Reputation: 6080
In my data, there are about 70 classes and I am using lightGBM to predict the correct class label.
In R, would like to have a customised "metric" function where I can evaluate whether top 3 predictions by lightgbm cover the true label.
The link here is inspiring to see
def lgb_f1_score(y_hat, data):
y_true = data.get_label()
y_hat = np.round(y_hat) # scikits f1 doesn't like probabilities
return 'f1', f1_score(y_true, y_hat), True
however I don't know the dimensionality of the arguments going to function. seems data are shuffled for some reason.
Upvotes: 4
Views: 2673
Reputation: 1310
After reading through the docs for lgb.train and lgb.cv, I had to make a separate function get_ith_pred
and then call that repeatedly within lgb_f1_score
.
The function's docstring explains how it works. I have used the same argument names as in the LightGBM docs. This can work for any number of classes but does not work for binary classification. In the binary case, preds
is a 1D array containing the probability of the positive class.

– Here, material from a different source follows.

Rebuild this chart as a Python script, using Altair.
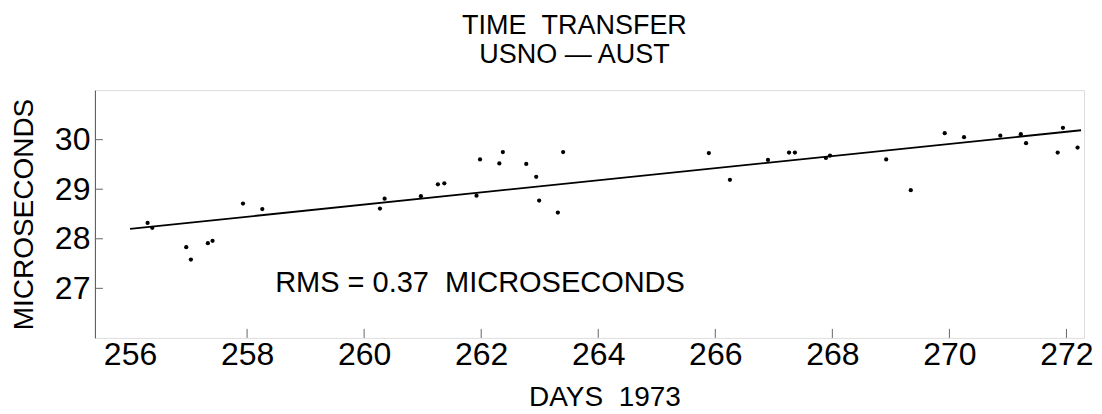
import altair as alt
import pandas as pd

# Observed time-transfer points (day of 1973, microseconds)
days = [256.30, 256.38, 256.96, 257.04, 257.33, 257.41, 257.93, 258.26,
        260.27, 260.35, 260.97, 261.26, 261.37, 261.92, 261.98, 262.31,
        262.37, 262.77, 262.94, 262.99, 263.31, 263.40,
        265.89, 266.25, 266.90, 267.26, 267.36, 267.89, 267.96,
        268.92, 269.34, 269.92, 270.25, 270.87, 271.22, 271.31,
        271.85, 271.94, 272.19]
micro = [28.32, 28.22, 27.83, 27.58, 27.91, 27.96, 28.71, 28.60,
         28.61, 28.81, 28.86, 29.10, 29.12, 28.87, 29.60, 29.52,
         29.75, 29.51, 29.25, 28.77, 28.53, 29.75,
         29.73, 29.19, 29.59, 29.74, 29.74, 29.63, 29.68,
         29.60, 28.98, 30.13, 30.05, 30.08, 30.11, 29.93,
         29.74, 30.24, 29.84]

# Fitted line endpoints
fit_days = [256.0, 272.25]
fit_micro = [28.20, 30.19]

x_ticks = [256, 258, 260, 262, 264, 266, 268, 270, 272]
x_inner_ticks = [258, 260, 262, 264, 266, 268, 270, 272]
y_ticks = [27, 28, 29, 30]

NB = "\u00a0"
title_lines = ["TIME" + NB + NB + "TRANSFER", "USNO \u2014 AUST"]
note_text = ["RMS = 0.37" + NB + NB + "MICROSECONDS"]
note_day = [258.48]
note_val = [27.11]
x_title = "DAYS" + NB + NB + "1973"

FONT = "Liberation Sans"

pts = pd.DataFrame({"day": days, "us": micro})
fit = pd.DataFrame({"day": fit_days, "us": fit_micro})
xt = pd.DataFrame({"day": x_inner_ticks})
yt = pd.DataFrame({"us": y_ticks})
note = pd.DataFrame({"day": note_day, "us": note_val, "t": note_text})

xscale = alt.Scale(domain=[255.4, 272.3], nice=False, zero=False)
yscale = alt.Scale(domain=[26, 31], nice=False, zero=False)

xaxis = alt.Axis(values=x_ticks, format="d", domain=False, ticks=False, tickSize=0,
                 grid=False, labelFontSize=32, labelFont=FONT, labelPadding=2,
                 labelColor="black", title=x_title, titleFont=FONT,
                 titleFontSize=28, titleFontWeight="normal", titleColor="black",
                 titleX=510, titleY=46, titleBaseline="top", titleAnchor="start",
                 titleAlign="center", labelFlush=False, labelOverlap=False)
yaxis = alt.Axis(values=y_ticks, format="d", domain=True, domainColor="#555555",
                 domainWidth=1, ticks=False, tickSize=0, grid=False,
                 labelFontSize=32, labelFont=FONT, labelPadding=5,
                 labelColor="black", title="MICROSECONDS", titleFont=FONT,
                 titleFontSize=28, titleFontWeight="normal", titleColor="black",
                 titleX=-70, titleY=124, titleBaseline="middle", titleAlign="center",
                 titleAngle=270, labelFlush=False, labelOverlap=False)

points = alt.Chart(pts).mark_circle(size=18, color="black", opacity=1).encode(
    x=alt.X("day:Q", scale=xscale, axis=xaxis),
    y=alt.Y("us:Q", scale=yscale, axis=yaxis),
)

line = alt.Chart(fit).mark_line(color="black", strokeWidth=1.8).encode(
    x=alt.X("day:Q", scale=xscale),
    y=alt.Y("us:Q", scale=yscale),
)

xtick_rules = alt.Chart(xt).mark_rule(color="#666666", strokeWidth=1).encode(
    x=alt.X("day:Q", scale=xscale),
    y=alt.value(239),
    y2=alt.value(248),
)

ytick_rules = alt.Chart(yt).mark_rule(color="#666666", strokeWidth=1).encode(
    y=alt.Y("us:Q", scale=yscale),
    x=alt.value(0),
    x2=alt.value(8),
)

note_mark = alt.Chart(note).mark_text(font=FONT, fontSize=29, align="left",
                                      baseline="middle", color="black").encode(
    x=alt.X("day:Q", scale=xscale),
    y=alt.Y("us:Q", scale=yscale),
    text="t:N",
)

chart = alt.layer(xtick_rules, ytick_rules, line, points, note_mark).properties(
    width=990,
    height=248,
    autosize=alt.AutoSizeParams(type="none"),
    padding={"left": 87, "top": 82, "right": 10, "bottom": 76},
    title=alt.TitleParams(title_lines, font=FONT, fontSize=27, fontWeight="normal",
                          color="black", anchor="middle", offset=21, lineHeight=29,
                          dx=-15),
).configure_view(stroke=None).configure(background="white")

chart.save("out.html", embed_options={"renderer": "svg", "actions": False})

from sklearn.metrics import f1_score
def get_ith_pred(preds, i, num_data, num_class):
"""
preds: 1D NumPY array
A 1D numpy array containing predicted probabilities. Has shape
(num_data * num_class,). So, For binary classification with
100 rows of data in your training set, preds is shape (200,),
i.e. (100 * 2,).
i: int
The row/sample in your training data you wish to calculate
the prediction for.
num_data: int
The number of rows/samples in your training data
num_class: int
The number of classes in your classification task.
Must be greater than 2.
LightGBM docs tell us that to get the probability of class 0 for
the 5th row of the dataset we do preds[0 * num_data + 5].
For class 1 prediction of 7th row, do preds[1 * num_data + 7].
sklearn's f1_score(y_true, y_pred) expects y_pred to be of the form
[0, 1, 1, 1, 1, 0...] and not probabilities.
This function translates preds into the form sklearn's f1_score
understands.
"""
# Only works for multiclass classification
assert num_class > 2
preds_for_ith_row = [preds[class_label * num_data + i]
for class_label in range(num_class)]
# The element with the highest probability is predicted
return np.argmax(preds_for_ith_row)
def lgb_f1_score(preds, train_data):
y_true = train_data.get_label()
num_data = len(y_true)
num_class = 70
y_pred = []
for i in range(num_data):
ith_pred = get_ith_pred(preds, i, num_data, num_class)
y_pred.append(ith_pred)
return 'f1', f1_score(y_true, y_pred, average='weighted'), True
Upvotes: 1
Reputation:
Scikit-learn implementation
from sklearn.metrics import f1_score
def lgb_f1_score(y_true, y_pred):
preds = y_pred.reshape(len(np.unique(y_true)), -1)
preds = preds.argmax(axis = 0)
print(preds.shape)
print(y_true.shape)
return 'f1', f1_score(y_true, preds,average='weighted'), True
Upvotes: 4